### PROVIDED DATA

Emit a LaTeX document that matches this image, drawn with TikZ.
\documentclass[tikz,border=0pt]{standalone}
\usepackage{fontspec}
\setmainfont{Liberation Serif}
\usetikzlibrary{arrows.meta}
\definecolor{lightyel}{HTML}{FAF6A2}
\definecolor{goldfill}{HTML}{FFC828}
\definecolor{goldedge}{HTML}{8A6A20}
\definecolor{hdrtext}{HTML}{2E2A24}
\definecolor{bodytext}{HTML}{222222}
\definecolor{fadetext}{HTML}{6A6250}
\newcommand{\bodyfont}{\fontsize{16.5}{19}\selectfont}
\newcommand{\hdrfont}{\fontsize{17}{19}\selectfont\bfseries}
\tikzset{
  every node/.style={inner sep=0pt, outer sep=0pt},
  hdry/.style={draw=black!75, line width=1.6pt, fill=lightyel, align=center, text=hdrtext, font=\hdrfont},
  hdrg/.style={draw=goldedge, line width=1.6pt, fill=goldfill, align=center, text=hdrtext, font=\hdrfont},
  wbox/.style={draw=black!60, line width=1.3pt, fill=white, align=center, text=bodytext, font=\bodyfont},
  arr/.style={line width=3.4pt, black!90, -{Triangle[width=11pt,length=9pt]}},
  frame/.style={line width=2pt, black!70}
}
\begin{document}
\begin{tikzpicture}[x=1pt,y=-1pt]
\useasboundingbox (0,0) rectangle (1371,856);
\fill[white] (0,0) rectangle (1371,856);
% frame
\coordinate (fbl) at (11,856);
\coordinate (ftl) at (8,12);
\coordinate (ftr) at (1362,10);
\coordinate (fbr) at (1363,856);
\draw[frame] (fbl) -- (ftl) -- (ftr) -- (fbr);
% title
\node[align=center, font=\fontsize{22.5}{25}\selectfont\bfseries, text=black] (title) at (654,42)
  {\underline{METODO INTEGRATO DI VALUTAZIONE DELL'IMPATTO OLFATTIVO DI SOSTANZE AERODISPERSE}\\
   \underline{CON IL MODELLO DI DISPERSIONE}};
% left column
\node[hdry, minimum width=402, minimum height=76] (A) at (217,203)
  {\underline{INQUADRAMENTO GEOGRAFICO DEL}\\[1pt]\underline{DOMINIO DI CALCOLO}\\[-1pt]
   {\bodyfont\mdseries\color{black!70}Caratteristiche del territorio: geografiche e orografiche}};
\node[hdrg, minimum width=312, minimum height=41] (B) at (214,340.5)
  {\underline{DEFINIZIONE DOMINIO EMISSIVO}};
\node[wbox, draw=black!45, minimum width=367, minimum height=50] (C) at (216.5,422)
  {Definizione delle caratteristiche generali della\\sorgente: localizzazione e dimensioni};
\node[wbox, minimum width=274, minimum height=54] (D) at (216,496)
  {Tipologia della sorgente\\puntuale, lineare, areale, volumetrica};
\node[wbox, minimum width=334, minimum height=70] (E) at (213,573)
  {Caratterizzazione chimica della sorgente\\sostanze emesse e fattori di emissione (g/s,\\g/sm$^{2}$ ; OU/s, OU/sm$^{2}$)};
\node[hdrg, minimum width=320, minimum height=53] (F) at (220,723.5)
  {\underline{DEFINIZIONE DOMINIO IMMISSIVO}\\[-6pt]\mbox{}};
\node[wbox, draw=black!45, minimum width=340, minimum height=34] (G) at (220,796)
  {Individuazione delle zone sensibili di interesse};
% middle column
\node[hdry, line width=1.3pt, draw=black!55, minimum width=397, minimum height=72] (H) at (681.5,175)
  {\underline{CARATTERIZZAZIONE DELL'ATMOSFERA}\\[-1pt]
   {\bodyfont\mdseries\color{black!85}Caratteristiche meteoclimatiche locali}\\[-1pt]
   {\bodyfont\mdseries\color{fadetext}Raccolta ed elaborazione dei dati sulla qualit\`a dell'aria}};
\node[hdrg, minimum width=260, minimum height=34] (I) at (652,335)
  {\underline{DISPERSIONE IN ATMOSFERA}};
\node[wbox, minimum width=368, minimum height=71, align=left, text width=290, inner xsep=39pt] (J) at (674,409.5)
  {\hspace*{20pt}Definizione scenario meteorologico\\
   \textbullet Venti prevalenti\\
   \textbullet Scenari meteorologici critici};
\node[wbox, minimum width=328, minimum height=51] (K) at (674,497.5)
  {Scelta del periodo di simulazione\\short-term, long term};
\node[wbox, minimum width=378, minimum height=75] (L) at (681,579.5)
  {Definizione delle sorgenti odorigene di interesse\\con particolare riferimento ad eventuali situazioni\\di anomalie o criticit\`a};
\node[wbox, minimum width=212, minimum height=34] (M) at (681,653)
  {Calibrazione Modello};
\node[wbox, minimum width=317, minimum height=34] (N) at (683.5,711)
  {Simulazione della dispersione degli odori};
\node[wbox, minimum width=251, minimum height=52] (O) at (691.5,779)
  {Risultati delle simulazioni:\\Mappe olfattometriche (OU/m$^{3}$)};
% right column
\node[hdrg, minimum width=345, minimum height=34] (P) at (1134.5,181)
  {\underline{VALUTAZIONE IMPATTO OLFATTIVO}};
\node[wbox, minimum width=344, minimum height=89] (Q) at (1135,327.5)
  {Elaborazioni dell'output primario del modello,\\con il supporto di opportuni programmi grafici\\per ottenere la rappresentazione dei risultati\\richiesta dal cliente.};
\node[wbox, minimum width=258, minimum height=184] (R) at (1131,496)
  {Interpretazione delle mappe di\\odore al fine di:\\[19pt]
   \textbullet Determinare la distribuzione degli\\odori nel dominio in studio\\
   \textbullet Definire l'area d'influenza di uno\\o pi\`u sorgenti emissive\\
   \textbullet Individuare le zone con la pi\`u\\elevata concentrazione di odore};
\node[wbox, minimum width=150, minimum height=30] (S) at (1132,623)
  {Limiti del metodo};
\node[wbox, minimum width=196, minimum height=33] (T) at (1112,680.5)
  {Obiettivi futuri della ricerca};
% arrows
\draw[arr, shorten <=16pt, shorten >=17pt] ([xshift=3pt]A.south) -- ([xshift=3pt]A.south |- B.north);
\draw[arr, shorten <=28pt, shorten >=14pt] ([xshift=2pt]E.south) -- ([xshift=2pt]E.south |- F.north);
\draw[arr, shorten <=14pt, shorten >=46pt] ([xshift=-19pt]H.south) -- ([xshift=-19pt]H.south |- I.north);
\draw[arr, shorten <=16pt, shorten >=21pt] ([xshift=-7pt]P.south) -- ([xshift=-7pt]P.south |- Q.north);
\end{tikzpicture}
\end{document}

* * *

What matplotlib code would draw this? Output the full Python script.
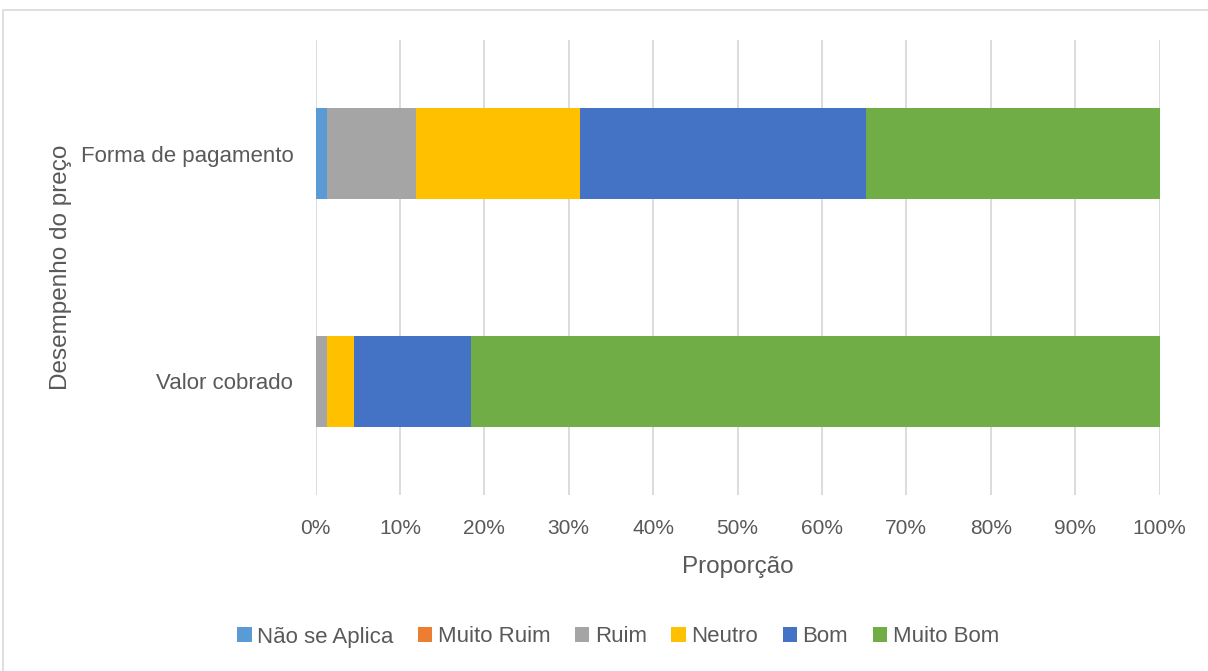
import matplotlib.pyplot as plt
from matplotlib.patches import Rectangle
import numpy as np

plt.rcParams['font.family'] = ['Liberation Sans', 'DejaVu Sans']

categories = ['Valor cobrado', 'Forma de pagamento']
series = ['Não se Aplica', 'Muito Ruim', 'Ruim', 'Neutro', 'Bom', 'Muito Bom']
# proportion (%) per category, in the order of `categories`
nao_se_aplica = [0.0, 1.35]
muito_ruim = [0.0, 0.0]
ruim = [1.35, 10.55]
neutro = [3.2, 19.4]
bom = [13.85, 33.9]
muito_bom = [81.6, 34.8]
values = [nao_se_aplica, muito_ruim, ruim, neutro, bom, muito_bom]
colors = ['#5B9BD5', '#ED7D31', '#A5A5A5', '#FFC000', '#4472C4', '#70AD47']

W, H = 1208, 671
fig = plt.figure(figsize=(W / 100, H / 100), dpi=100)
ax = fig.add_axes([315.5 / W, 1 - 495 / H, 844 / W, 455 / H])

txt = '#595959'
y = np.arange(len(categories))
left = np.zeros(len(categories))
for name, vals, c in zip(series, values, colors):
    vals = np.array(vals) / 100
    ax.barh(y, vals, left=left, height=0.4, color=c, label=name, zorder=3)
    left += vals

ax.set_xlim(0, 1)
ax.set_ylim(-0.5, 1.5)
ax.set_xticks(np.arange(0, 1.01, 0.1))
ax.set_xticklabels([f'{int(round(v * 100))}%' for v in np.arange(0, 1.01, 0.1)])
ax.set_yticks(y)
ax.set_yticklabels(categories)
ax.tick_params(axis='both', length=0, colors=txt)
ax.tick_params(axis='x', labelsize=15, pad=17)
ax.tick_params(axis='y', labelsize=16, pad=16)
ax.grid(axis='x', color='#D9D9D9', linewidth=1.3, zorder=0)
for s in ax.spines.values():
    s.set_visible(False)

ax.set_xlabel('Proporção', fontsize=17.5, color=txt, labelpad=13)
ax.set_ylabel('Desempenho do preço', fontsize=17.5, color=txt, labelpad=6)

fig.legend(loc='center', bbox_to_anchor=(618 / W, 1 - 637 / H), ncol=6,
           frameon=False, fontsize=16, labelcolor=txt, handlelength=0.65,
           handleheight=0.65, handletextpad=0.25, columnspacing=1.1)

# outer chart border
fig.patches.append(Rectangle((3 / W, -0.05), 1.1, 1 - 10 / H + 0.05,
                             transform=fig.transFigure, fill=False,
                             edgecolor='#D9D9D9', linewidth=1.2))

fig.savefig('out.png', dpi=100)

---

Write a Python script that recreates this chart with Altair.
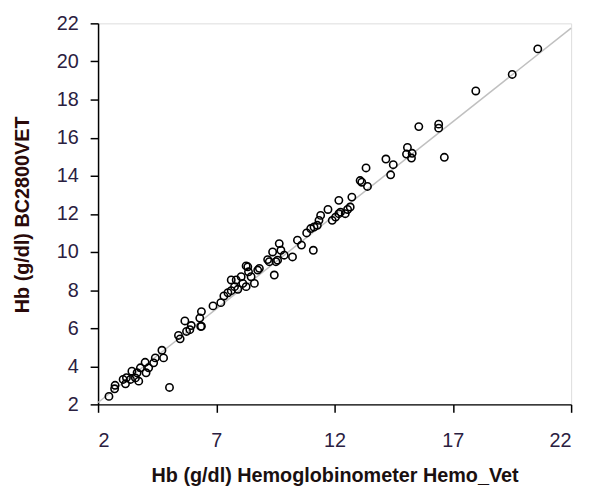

### PROBLEM REQUIREMENTS
In the listing above, find the line with "What matplotlib code" and the line with "left += vals". Set down exactly those lines and everything between them, skipping pictures.

### WRITTEN ANSWER
What matplotlib code would draw this? Output the full Python script.
import matplotlib.pyplot as plt
from matplotlib.patches import Rectangle
import numpy as np

plt.rcParams['font.family'] = ['Liberation Sans', 'DejaVu Sans']

categories = ['Valor cobrado', 'Forma de pagamento']
series = ['Não se Aplica', 'Muito Ruim', 'Ruim', 'Neutro', 'Bom', 'Muito Bom']
# proportion (%) per category, in the order of `categories`
nao_se_aplica = [0.0, 1.35]
muito_ruim = [0.0, 0.0]
ruim = [1.35, 10.55]
neutro = [3.2, 19.4]
bom = [13.85, 33.9]
muito_bom = [81.6, 34.8]
values = [nao_se_aplica, muito_ruim, ruim, neutro, bom, muito_bom]
colors = ['#5B9BD5', '#ED7D31', '#A5A5A5', '#FFC000', '#4472C4', '#70AD47']

W, H = 1208, 671
fig = plt.figure(figsize=(W / 100, H / 100), dpi=100)
ax = fig.add_axes([315.5 / W, 1 - 495 / H, 844 / W, 455 / H])

txt = '#595959'
y = np.arange(len(categories))
left = np.zeros(len(categories))
for name, vals, c in zip(series, values, colors):
    vals = np.array(vals) / 100
    ax.barh(y, vals, left=left, height=0.4, color=c, label=name, zorder=3)
    left += vals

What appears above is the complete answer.